**GIVEN PROBLEM**
For the material that follows, return exactly the lines from the one with "Generate a Python" through the one with "lab.set_fontsize(10.5)", both ends included.
start ROWS
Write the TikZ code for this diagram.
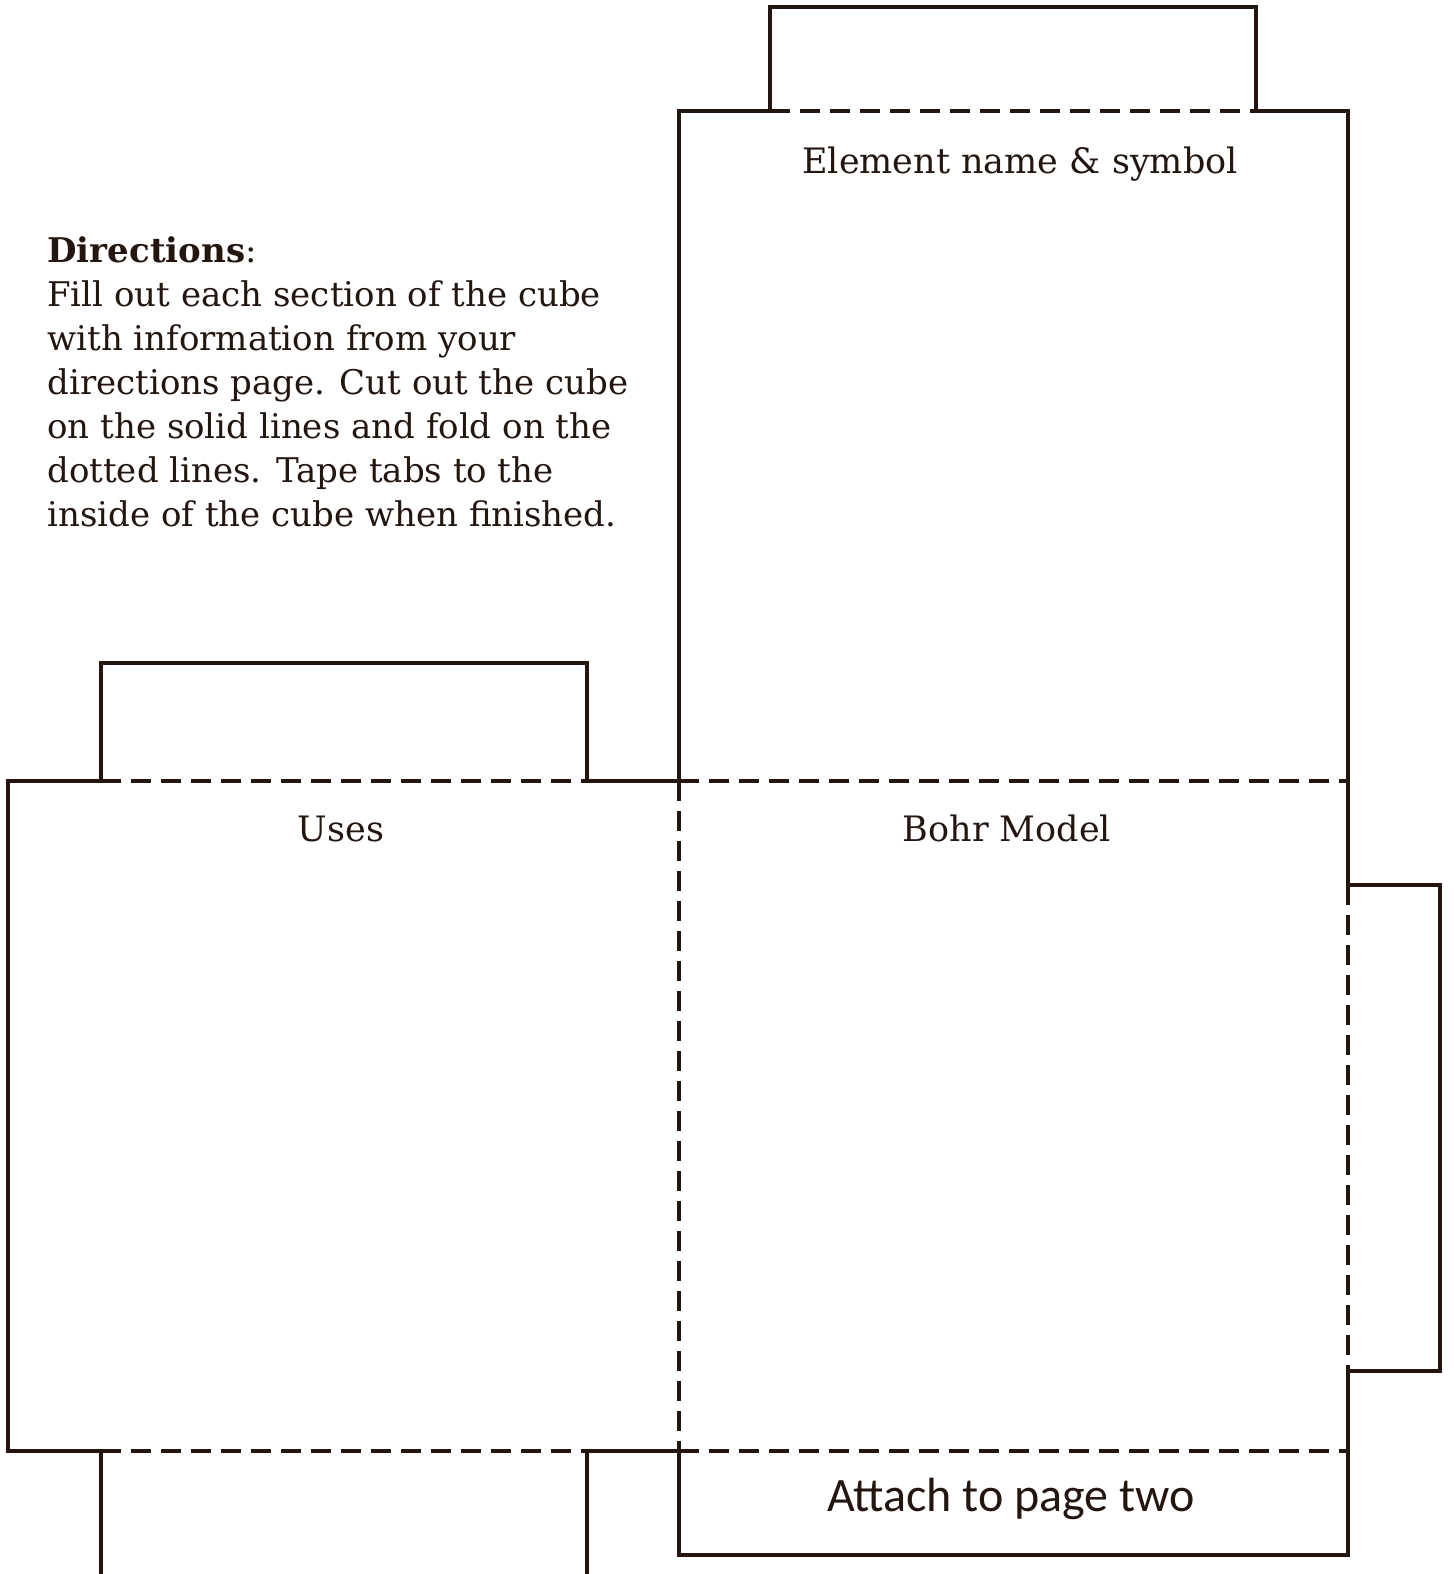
end ROWS
start ROWS
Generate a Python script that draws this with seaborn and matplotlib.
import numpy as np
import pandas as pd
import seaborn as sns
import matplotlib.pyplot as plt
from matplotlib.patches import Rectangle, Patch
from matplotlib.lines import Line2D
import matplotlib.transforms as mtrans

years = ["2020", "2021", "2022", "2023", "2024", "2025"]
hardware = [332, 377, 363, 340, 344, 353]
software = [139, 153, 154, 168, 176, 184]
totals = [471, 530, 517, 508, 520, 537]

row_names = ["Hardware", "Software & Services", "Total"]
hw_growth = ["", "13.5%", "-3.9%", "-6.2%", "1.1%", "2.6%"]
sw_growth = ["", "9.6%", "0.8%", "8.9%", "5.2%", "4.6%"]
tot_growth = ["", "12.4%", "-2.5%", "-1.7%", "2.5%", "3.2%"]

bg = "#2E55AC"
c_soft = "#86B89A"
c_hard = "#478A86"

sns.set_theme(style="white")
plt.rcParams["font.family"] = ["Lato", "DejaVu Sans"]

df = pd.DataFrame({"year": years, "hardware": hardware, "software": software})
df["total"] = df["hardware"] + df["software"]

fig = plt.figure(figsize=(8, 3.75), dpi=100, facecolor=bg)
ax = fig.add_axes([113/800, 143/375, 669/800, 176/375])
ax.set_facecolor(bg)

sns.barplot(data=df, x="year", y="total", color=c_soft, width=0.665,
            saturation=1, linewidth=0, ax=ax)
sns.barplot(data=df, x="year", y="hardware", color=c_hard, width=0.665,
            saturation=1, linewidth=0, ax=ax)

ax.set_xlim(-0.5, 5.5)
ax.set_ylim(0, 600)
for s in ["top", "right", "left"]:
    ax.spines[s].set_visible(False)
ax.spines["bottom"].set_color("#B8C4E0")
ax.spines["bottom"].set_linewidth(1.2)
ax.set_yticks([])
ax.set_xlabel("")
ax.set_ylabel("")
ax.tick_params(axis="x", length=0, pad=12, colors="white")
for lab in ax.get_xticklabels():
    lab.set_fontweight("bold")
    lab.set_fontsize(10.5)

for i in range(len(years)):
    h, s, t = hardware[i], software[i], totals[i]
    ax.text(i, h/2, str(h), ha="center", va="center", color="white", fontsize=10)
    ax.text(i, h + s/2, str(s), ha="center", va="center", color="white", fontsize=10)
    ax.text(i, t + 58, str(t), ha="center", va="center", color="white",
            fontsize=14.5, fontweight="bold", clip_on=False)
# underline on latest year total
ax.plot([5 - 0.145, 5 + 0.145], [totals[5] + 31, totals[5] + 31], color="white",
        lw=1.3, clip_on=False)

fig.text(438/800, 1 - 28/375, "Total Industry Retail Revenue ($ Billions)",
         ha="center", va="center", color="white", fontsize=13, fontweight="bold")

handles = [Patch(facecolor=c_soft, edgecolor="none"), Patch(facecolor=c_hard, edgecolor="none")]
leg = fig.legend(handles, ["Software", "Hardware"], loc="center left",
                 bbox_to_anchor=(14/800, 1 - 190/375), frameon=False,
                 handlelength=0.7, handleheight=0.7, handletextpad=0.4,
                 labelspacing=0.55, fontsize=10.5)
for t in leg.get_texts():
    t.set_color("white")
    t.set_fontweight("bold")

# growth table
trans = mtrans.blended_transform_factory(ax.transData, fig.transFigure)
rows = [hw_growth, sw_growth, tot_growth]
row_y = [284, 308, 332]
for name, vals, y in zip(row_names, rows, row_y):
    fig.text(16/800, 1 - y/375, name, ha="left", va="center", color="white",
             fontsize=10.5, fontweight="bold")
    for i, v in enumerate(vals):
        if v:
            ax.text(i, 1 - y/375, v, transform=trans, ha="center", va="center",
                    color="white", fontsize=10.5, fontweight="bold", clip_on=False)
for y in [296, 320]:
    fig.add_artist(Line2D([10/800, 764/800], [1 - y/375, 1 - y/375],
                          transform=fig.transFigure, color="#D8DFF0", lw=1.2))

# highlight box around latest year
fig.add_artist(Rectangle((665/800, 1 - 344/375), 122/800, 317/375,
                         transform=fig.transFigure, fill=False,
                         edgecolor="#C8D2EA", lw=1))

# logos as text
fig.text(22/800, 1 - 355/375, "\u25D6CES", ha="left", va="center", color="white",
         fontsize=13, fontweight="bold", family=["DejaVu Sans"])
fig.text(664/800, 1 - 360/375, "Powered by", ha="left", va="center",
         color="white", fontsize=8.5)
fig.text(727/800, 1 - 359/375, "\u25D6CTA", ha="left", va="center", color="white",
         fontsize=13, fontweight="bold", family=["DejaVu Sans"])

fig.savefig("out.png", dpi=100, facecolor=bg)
end ROWS
**WRITTEN RESPONSE**
Generate a Python script that draws this with seaborn and matplotlib.
import numpy as np
import pandas as pd
import seaborn as sns
import matplotlib.pyplot as plt
from matplotlib.patches import Rectangle, Patch
from matplotlib.lines import Line2D
import matplotlib.transforms as mtrans

years = ["2020", "2021", "2022", "2023", "2024", "2025"]
hardware = [332, 377, 363, 340, 344, 353]
software = [139, 153, 154, 168, 176, 184]
totals = [471, 530, 517, 508, 520, 537]

row_names = ["Hardware", "Software & Services", "Total"]
hw_growth = ["", "13.5%", "-3.9%", "-6.2%", "1.1%", "2.6%"]
sw_growth = ["", "9.6%", "0.8%", "8.9%", "5.2%", "4.6%"]
tot_growth = ["", "12.4%", "-2.5%", "-1.7%", "2.5%", "3.2%"]

bg = "#2E55AC"
c_soft = "#86B89A"
c_hard = "#478A86"

sns.set_theme(style="white")
plt.rcParams["font.family"] = ["Lato", "DejaVu Sans"]

df = pd.DataFrame({"year": years, "hardware": hardware, "software": software})
df["total"] = df["hardware"] + df["software"]

fig = plt.figure(figsize=(8, 3.75), dpi=100, facecolor=bg)
ax = fig.add_axes([113/800, 143/375, 669/800, 176/375])
ax.set_facecolor(bg)

sns.barplot(data=df, x="year", y="total", color=c_soft, width=0.665,
            saturation=1, linewidth=0, ax=ax)
sns.barplot(data=df, x="year", y="hardware", color=c_hard, width=0.665,
            saturation=1, linewidth=0, ax=ax)

ax.set_xlim(-0.5, 5.5)
ax.set_ylim(0, 600)
for s in ["top", "right", "left"]:
    ax.spines[s].set_visible(False)
ax.spines["bottom"].set_color("#B8C4E0")
ax.spines["bottom"].set_linewidth(1.2)
ax.set_yticks([])
ax.set_xlabel("")
ax.set_ylabel("")
ax.tick_params(axis="x", length=0, pad=12, colors="white")
for lab in ax.get_xticklabels():
    lab.set_fontweight("bold")
    lab.set_fontsize(10.5)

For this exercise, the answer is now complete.